Sorry if this sounds like a laundry list of griping, but perception of the quality of a language often stands or falls on the efficiency of the default collections library. While the scala one is good, having an O(n) lowest op on a sorted set is not a Good Thing.
I can only observe that it would be hard to dream up anything which would be easier for some individual to implement independently. When I hear someone talking about it being difficult to contribute to scala (I hear that somewhat less lately, but anyway) I can't help but think that the interest in doing so isn't actually all that high, because we still haven't managed to eke this one out.
Nobody will contest the desirability of what you describe, but in addition to the fact that I can't do everything, I intentionally resist doing this one precisely because it would be so easy (easy in terms of low coordination requirements and the absence of high-inertia decisions, not necessarily in terms of time or effort) for someone who isn't me to do it, and I'm not in any danger of running out of important matters which lack that attribute.
On Wed, Dec 21, 2011 at 10:43 AM, Erik Rozendaal <erik@deler.org> wrote:
Library issues in general should probably go somewhere else, but we'll let it slide this time, because those are awful things you found.
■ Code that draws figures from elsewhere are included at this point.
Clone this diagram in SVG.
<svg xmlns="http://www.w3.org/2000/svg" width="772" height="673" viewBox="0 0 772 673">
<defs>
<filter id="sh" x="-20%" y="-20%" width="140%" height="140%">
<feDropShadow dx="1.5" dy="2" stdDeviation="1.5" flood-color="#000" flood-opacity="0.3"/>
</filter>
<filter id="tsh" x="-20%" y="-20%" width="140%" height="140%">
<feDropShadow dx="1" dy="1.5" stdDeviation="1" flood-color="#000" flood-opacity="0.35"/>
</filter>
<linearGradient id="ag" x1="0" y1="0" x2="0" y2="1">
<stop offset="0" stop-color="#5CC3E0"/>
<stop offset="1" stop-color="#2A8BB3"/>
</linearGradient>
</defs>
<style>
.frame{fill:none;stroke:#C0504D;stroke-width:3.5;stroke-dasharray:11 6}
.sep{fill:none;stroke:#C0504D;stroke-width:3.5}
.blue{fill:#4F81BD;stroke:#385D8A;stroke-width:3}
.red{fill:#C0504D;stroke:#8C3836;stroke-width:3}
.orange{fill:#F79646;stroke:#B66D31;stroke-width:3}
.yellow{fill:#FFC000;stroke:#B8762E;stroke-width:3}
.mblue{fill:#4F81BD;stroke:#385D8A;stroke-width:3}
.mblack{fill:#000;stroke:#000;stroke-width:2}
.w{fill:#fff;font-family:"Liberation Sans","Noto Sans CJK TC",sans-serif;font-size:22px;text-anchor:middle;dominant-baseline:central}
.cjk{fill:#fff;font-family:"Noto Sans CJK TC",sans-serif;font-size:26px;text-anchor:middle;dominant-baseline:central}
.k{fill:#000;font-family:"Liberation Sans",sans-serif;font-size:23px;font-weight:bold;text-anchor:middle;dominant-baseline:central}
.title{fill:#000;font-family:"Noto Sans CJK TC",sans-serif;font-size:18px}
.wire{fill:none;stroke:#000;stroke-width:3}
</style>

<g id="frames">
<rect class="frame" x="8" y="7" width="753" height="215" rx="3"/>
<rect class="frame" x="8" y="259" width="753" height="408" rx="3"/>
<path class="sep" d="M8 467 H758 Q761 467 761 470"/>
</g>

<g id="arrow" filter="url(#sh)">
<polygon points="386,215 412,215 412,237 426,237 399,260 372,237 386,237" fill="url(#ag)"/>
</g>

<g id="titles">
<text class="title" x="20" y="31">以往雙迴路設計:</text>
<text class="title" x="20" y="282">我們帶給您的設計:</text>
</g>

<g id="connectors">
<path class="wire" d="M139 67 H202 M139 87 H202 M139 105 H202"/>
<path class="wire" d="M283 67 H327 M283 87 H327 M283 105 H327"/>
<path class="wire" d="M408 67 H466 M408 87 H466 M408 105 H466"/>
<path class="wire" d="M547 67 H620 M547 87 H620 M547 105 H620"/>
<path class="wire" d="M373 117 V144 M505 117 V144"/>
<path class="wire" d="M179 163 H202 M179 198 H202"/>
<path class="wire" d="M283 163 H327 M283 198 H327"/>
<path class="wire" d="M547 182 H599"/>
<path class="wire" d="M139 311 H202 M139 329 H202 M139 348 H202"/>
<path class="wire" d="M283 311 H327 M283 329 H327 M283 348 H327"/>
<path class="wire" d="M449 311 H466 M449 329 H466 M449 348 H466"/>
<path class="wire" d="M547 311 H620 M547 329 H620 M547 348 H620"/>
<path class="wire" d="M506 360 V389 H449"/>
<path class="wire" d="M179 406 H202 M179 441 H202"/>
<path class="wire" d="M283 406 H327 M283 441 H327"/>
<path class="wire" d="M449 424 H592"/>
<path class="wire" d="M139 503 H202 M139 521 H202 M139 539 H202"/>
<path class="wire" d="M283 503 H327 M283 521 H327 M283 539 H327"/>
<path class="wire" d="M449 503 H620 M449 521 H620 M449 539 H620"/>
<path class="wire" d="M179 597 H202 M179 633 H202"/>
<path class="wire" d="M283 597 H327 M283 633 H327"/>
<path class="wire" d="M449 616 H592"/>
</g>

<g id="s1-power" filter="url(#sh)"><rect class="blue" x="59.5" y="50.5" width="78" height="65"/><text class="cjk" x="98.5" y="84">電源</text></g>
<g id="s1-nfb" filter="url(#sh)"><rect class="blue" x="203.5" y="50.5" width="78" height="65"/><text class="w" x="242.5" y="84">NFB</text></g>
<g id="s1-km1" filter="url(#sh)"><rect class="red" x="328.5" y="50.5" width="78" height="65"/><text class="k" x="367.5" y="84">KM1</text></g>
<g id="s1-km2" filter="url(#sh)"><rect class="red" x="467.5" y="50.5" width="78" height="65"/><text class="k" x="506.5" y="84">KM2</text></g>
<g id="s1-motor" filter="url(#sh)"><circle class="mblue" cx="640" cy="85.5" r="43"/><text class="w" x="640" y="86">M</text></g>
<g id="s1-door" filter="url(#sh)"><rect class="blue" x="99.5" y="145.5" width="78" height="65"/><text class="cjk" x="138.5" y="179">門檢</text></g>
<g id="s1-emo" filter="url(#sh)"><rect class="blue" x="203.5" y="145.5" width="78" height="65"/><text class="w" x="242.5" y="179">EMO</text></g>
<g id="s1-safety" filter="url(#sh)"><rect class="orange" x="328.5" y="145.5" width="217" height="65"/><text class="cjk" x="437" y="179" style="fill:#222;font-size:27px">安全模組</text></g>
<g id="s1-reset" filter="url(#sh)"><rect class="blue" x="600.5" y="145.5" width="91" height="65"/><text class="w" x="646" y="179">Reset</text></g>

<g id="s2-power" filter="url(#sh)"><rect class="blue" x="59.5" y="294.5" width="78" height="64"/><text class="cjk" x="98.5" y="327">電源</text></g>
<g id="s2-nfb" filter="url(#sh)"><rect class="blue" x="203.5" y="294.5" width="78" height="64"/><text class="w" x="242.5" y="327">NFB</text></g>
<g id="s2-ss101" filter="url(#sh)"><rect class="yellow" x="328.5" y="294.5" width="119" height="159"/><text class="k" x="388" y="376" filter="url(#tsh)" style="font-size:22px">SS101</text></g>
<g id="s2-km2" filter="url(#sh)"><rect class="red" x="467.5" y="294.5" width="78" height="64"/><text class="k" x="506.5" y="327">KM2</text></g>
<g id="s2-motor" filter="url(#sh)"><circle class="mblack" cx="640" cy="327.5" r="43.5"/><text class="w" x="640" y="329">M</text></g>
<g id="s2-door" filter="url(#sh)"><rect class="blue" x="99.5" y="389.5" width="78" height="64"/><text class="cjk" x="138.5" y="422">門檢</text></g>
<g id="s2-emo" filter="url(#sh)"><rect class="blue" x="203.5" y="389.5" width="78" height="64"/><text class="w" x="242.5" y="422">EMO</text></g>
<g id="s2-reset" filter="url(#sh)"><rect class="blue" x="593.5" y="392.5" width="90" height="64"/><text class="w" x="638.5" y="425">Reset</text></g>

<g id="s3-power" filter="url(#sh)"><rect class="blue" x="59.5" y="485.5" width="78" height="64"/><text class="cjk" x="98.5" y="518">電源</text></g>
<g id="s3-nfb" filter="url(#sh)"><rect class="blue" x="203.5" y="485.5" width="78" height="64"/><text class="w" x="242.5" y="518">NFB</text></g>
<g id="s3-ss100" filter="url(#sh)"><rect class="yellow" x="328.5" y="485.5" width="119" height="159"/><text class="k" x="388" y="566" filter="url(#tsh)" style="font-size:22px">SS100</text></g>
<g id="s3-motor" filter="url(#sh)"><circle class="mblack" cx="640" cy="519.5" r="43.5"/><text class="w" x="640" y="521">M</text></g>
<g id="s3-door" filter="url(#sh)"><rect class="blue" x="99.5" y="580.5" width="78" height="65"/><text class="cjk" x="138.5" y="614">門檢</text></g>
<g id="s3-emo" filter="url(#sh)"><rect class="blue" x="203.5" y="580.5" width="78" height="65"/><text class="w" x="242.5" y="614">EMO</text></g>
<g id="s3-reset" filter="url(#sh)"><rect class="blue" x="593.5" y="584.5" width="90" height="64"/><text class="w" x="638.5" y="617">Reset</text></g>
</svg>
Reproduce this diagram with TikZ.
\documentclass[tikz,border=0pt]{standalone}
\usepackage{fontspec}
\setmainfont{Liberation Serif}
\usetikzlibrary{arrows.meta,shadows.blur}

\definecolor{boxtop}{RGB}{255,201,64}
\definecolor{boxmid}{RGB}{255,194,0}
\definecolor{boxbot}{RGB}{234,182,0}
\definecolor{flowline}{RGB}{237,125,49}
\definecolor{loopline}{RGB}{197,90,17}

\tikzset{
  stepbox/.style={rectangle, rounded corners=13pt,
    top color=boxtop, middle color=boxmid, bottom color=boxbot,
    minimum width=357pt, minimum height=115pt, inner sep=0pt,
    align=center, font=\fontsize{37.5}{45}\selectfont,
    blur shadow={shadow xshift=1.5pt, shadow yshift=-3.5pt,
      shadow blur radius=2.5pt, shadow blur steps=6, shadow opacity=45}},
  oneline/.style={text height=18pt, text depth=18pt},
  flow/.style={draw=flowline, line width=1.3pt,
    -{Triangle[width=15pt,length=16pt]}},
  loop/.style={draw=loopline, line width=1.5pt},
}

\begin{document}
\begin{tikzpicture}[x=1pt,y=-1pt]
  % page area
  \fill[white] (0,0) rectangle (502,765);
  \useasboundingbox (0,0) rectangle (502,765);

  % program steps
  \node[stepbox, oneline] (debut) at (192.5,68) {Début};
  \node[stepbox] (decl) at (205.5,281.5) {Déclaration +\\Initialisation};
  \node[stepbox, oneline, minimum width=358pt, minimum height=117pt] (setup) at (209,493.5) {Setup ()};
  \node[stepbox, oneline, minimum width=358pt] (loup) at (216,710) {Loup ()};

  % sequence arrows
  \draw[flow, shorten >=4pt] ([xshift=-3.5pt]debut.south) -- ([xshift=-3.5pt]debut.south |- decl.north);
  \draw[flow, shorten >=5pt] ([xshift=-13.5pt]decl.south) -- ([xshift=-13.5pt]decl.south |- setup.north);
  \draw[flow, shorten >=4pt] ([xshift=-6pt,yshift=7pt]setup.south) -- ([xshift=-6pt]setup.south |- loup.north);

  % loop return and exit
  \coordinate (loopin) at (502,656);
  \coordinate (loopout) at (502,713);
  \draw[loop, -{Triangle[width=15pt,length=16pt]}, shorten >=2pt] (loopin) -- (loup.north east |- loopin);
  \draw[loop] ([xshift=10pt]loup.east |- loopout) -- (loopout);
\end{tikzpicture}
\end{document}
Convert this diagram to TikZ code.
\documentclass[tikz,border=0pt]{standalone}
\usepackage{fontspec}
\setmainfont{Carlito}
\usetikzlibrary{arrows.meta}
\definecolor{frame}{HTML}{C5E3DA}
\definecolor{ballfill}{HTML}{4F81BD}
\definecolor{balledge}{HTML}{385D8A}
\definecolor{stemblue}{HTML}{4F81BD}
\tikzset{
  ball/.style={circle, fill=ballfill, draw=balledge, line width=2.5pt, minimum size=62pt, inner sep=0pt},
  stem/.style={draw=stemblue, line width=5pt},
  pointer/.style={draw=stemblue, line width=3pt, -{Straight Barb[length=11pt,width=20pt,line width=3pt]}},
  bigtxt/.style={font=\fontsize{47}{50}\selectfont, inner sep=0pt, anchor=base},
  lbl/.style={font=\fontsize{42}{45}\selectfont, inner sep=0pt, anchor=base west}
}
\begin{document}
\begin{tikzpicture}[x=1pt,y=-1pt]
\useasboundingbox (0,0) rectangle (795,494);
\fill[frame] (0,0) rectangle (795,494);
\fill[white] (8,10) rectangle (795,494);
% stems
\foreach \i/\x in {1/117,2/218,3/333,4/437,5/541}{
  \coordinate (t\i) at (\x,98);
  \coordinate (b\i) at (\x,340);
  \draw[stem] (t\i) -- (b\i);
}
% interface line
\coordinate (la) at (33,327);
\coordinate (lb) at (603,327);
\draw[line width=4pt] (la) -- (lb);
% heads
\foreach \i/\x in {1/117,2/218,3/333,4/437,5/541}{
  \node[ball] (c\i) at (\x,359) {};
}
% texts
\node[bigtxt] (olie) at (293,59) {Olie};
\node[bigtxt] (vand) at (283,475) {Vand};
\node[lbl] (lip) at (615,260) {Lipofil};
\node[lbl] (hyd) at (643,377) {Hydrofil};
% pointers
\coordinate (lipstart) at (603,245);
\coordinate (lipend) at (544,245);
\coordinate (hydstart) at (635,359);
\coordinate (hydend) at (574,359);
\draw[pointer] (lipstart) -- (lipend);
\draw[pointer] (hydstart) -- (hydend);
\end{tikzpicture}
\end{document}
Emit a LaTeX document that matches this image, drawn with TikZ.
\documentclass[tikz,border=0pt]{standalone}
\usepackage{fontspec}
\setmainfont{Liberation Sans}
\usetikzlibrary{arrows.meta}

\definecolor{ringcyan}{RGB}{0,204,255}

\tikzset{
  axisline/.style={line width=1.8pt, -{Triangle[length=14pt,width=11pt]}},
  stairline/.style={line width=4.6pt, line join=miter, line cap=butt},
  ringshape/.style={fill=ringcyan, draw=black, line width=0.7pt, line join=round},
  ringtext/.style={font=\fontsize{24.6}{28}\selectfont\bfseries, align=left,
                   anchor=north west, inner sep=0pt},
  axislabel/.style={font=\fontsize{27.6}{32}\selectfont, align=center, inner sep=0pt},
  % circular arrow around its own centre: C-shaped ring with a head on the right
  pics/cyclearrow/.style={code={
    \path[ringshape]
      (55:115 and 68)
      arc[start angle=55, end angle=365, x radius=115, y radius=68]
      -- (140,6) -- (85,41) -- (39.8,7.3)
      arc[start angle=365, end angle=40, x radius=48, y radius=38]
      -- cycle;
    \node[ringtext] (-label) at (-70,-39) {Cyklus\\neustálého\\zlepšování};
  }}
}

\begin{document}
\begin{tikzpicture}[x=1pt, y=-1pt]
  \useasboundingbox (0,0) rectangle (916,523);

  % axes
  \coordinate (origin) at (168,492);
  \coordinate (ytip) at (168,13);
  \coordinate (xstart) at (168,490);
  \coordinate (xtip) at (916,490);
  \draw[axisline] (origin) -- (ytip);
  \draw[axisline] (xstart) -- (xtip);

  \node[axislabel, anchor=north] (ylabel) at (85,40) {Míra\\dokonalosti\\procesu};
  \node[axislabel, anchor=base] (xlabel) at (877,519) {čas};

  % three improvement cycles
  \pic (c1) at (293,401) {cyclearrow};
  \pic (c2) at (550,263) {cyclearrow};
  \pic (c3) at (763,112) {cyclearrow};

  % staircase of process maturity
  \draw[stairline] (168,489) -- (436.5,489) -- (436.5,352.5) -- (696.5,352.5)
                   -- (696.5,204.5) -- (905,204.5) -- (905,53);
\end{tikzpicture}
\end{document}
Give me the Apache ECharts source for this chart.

I have to look more closely at the patches, but assuming there's nothing too horrifying they can definitely be in 2.10. For 2.9 I have to wait-and-see. (I wonder if we should have a 2.9.x-binary-incompatible series, because otherwise the binary compatibility mandate scoops up a lot of baby as the patch bathwater goes by.) Can you please open a ticket if you haven't already.